一方で、そのような作品はエンタメとして成立し辛いのかもしれないと思う。
何故、私達観客がヒーローや「勧善懲悪」のストーリーを求めるのかといえば、現実には多くの場合、「相手を悪と断罪して正義を振りかざす」者が生き残るからである。
あるいは、縄張りの外のからやって来た侵略者(=加害者)を倒すためである。
人間が積極的に外に加害しにいく(攻撃の)場合も、外からやって来た加害者を倒す(防御の)場合も、相手に情けをかけたり歩み寄ったりしている余裕はないだろう。そんなことはせず、さっさと相手を殺した方が勝つのだ。
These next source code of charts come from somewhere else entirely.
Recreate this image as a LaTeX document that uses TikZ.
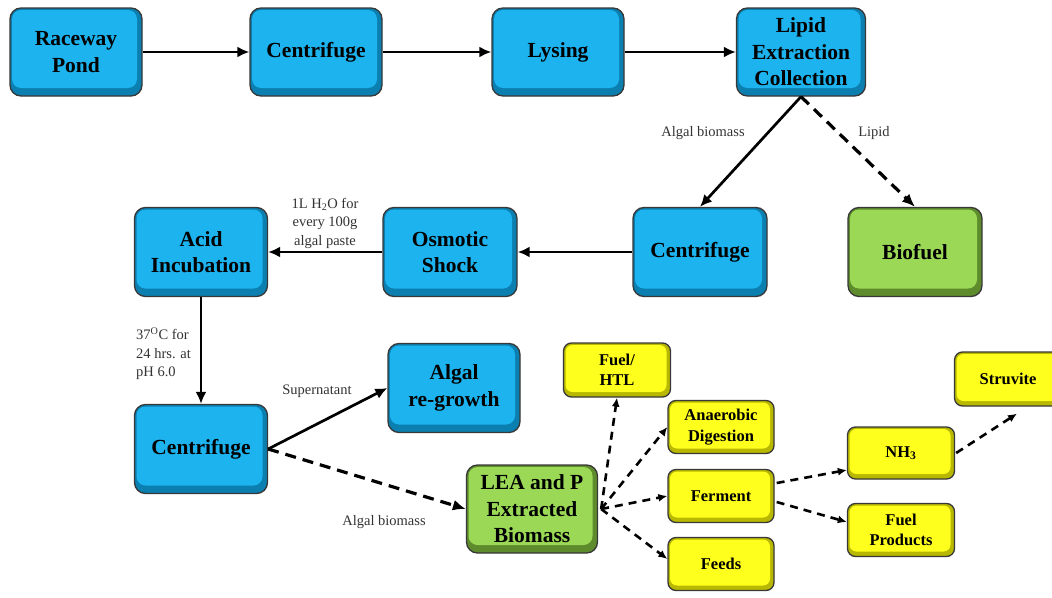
\documentclass[tikz,border=0pt]{standalone}
\usepackage{fontspec}
\setmainfont{Liberation Serif}
\usetikzlibrary{arrows.meta}
\definecolor{bluef}{HTML}{1DB3EE}
\definecolor{blued}{HTML}{0B7FB0}
\definecolor{greenf}{HTML}{9AD856}
\definecolor{greend}{HTML}{5E8C2C}
\definecolor{yellowf}{HTML}{FFFF1E}
\definecolor{yellowd}{HTML}{B8B800}
\definecolor{edge}{HTML}{383838}
\definecolor{lbl}{HTML}{333333}
\tikzset{
  basebox/.style={draw=edge, line width=1.3pt, rounded corners=11pt, align=center, inner sep=0pt, text=black},
  bevel/.style={path picture={\fill[#1, rounded corners=9pt]
      ([xshift=2pt,yshift=-2pt]path picture bounding box.north west) rectangle
      ([xshift=-5pt,yshift=8pt]path picture bounding box.south east);}},
  bluebox/.style={basebox, fill=blued, bevel=bluef, minimum width=132pt, minimum height=88pt,
      font=\fontsize{21.5}{26.5}\selectfont\bfseries},
  greenbox/.style={basebox, fill=greend, bevel=greenf, minimum width=132pt, minimum height=88pt,
      font=\fontsize{21.5}{26.5}\selectfont\bfseries},
  ybox/.style={basebox, rounded corners=8pt, fill=yellowd, minimum width=107pt, minimum height=53pt,
      font=\fontsize{16.5}{20.5}\selectfont\bfseries,
      path picture={\fill[yellowf, rounded corners=7pt]
      ([xshift=2pt,yshift=-2pt]path picture bounding box.north west) rectangle
      ([xshift=-4pt,yshift=5pt]path picture bounding box.south east);}},
  lab/.style={font=\fontsize{14.5}{18.5}\selectfont, text=lbl, align=center, inner sep=0pt},
  sol/.style={line width=2.7pt, -{Latex[length=12pt,width=11pt]}},
  das/.style={line width=3.2pt, dash pattern=on 11pt off 7pt, -{Latex[length=13pt,width=11pt]}},
  dasy/.style={line width=2.6pt, dash pattern=on 8pt off 6pt, -{Latex[length=9pt,width=8pt]}},
}
\begin{document}
\begin{tikzpicture}[x=1pt,y=-1pt]
\useasboundingbox (0,0) rectangle (1052,597);
\fill[white] (0,0) rectangle (1052,597);
% top row
\node[bluebox] (raceway) at (76,52) {Raceway\\Pond};
\node[bluebox] (cent1) at (316,52) {Centrifuge};
\node[bluebox] (lysing) at (558,52) {Lysing};
\node[bluebox, minimum width=129pt] (lipid) at (801,52) {Lipid\\Extraction\\Collection};
% second row
\node[bluebox, minimum width=134pt, minimum height=89pt] (cent2) at (700,252) {Centrifuge};
\node[greenbox, minimum width=134pt, minimum height=89pt] (biofuel) at (915,252) {Biofuel};
\node[bluebox, minimum width=134pt, minimum height=89pt] (osmotic) at (450,252) {Osmotic\\Shock};
\node[bluebox, minimum width=133pt, minimum height=89pt] (acid) at (201,252) {Acid\\Incubation};
% third row
\node[bluebox, minimum width=133pt, minimum height=89pt] (cent3) at (201,449) {Centrifuge};
\node[bluebox, minimum height=89pt] (regrowth) at (454,388) {Algal\\re-growth};
\node[greenbox, minimum width=131pt] (lea) at (532,509) {LEA and P\\Extracted\\Biomass};
% yellow
\node[ybox, minimum height=54pt] (fuelhtl) at (617,370) {Fuel/\\HTL};
\node[ybox, minimum width=106pt] (anaer) at (721,427) {Anaerobic\\Digestion};
\node[ybox, minimum width=106pt] (ferment) at (721,496) {Ferment};
\node[ybox, minimum width=106pt] (feeds) at (721,564) {Feeds};
\node[ybox, minimum height=52pt] (nh3) at (901,453) {NH\textsubscript{3}};
\node[ybox] (fuelprod) at (901,530) {Fuel\\Products};
\node[ybox, minimum height=54pt] (struvite) at (1008,379) {Struvite};
% connectors
\draw[sol] (raceway) -- (cent1);
\draw[sol] (cent1) -- (lysing);
\draw[sol] (lysing) -- (lipid);
\draw[sol] (lipid.south) -- (cent2.north);
\draw[das] (lipid.south) -- (biofuel.north);
\draw[sol] (cent2) -- (osmotic);
\draw[sol] (osmotic) -- (acid);
\draw[sol] (acid) -- (cent3);
\draw[sol] (cent3.east) -- (regrowth.west);
\draw[das] (cent3.east) -- (lea.west);
\coordinate (hub) at ([xshift=3pt]lea.east);
\draw[dasy] (hub) -- (fuelhtl.south);
\draw[dasy] (hub) -- (anaer.west);
\draw[dasy] (hub) -- (ferment.west);
\draw[dasy] (hub) -- ([yshift=5pt]feeds.west);
\draw[dasy] ([xshift=2pt,yshift=13pt]ferment.east) -- ([yshift=-17pt]nh3.west);
\draw[dasy] ([xshift=2pt,yshift=-6pt]ferment.east) -- ([yshift=8pt]fuelprod.west);
\coordinate (stv) at ([xshift=9pt,yshift=-7pt]struvite.south);
\draw[dasy] ([xshift=1pt]nh3.east) -- (stv);
% labels
\node[lab] (l1) at (703,133) {Algal biomass};
\node[lab] (l2) at (874,133) {Lipid};
\node[lab] (l3) at (325,223) {1L H\textsubscript{2}O for\\every 100g\\algal paste};
\node[lab, align=left, anchor=west] (l4) at (136,354) {37\textsuperscript{O}C for\\24 hrs. at\\pH 6.0};
\node[lab] (l5) at (317,391) {Supernatant};
\node[lab] (l6) at (384,522) {Algal biomass};
\end{tikzpicture}
\end{document}
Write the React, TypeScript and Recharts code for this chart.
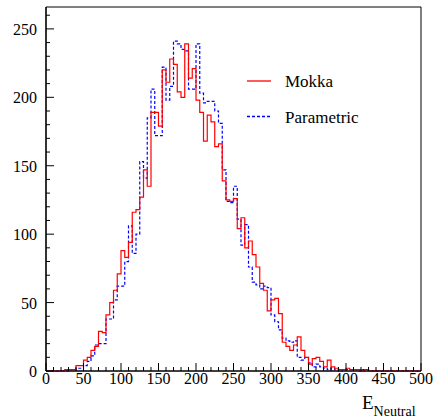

そのために「自分の方に善があり、相手は悪で倒すべき対象」という思想が必要であり、それを強化するのが「物語」なのである。
つまり、ヒーローや「勧善懲悪のストーリー」を求めるのは人間にとって本能というか生存戦略的なものなのであり、だからこそ求める人が多く、商売としても成立しやすいのである。
善悪二元論の問題点は、仲間内の団結力を高める一方で、他人との対立を深める要因にもなりえることだ。
何故なら、本作でもレイ博士とのび太の対立として描かれていた通り、「どちらか一方の思想や主張が正しく、それに反するものは間違っている」という体で話が展開されるからである。
それは特定の思想の正当性を高め、反対意見を封殺するのに役立つ。
本作は「全体主義は悪で個人主義は善」という体裁をとっているため、個人主義者が全体主義者を断罪するための口実として使われることもあるのかもしれない。
それは少し極端な例だとしても、青葉被告が「京アニが俺の作品をパクった」という物語を作って自分の加害欲を正当化したように、学校でのいじめも戦争も犯罪も加害者は「あいつは悪い奴だから加害してよい」という物語を作って自分達の加害欲を正当化する。
私達はヒーローや勧善懲悪に憧れるし、惹かれる。しかし、一方が一方を断罪する物語は、「思想や利害が一致しない相手との対立を深め、加害欲を正当化させる要因になりえないか?」とも危惧している。
その点に関しては本作は、レイ博士を最終的に断罪するのはのび太達ではなく時空パトロールという第三者機関であるため、バランスは取れているのかもしれない。
個性を否定し、全体主義を掲げた独裁者は、「時空パトロール(警察)」という全体主義的な制度に敗れたのである。
その他の感想
あらすじの説明からは省いてしまったが、ゲストキャラのソーニャ(猫型ロボット)がかわいい。
洗脳されて優しくなるジャイアンはキモ面白いので一見の価値あり。
のび太はクライマックスで皆の洗脳を解くためにみんなの長所を言うのだが、ジャイアンが勇敢…なのはいいとして、「スネ夫が仲間思い」というのは無理があると思う。感動を演出するために無理矢理用意したセリフだとしか…。
パラダピアは分かりやすい「ディストピア」として描かれていたが、そもそも学校というのは「支配者の都合の良いように生徒を洗脳する機関」である。
学校について、この社会では広くユートピアというか青春の舞台として信じられており、学校をそのように描いた歌やフィクション作品は枚挙にいとまがないが、学校というのは「生徒を洗脳して邪魔者は容赦なく排除する」という、筆者に言わせればパラダピアと大差のない、「ユートピアと見せかけたディストピア」である。
本作が「怖い」と言われる一方で学校というディストピアをみんなが「正しい」信じ込んでいるのは、結局レイ博士的な思想に知らず知らず染まっているからである。
レイ博士のcvがまさかの中尾隆聖! レイ博士の見た目も「出る作品間違えたんじゃね?」ってくらい怖い。ジ◯リの悪役にいそうな…?
テンポの悪さや極端な対立軸は引っかかるが、ドララえもん映画の中では面白い部類に入ると思う。
散々「ヒーローや善悪二元論」を指摘しておきながら、筆者がドラえもん映画で一番好きなのは「パラレル西遊記」だ。やっぱり、エンタメには説教臭い作品より分かりやすい勧善懲悪のお話の方が向いているのだと思う。
作品にメッセージを込めるのもよいが、メッセージ性などなくても、素直に面白い作品を筆者も作れるようになりたいものである。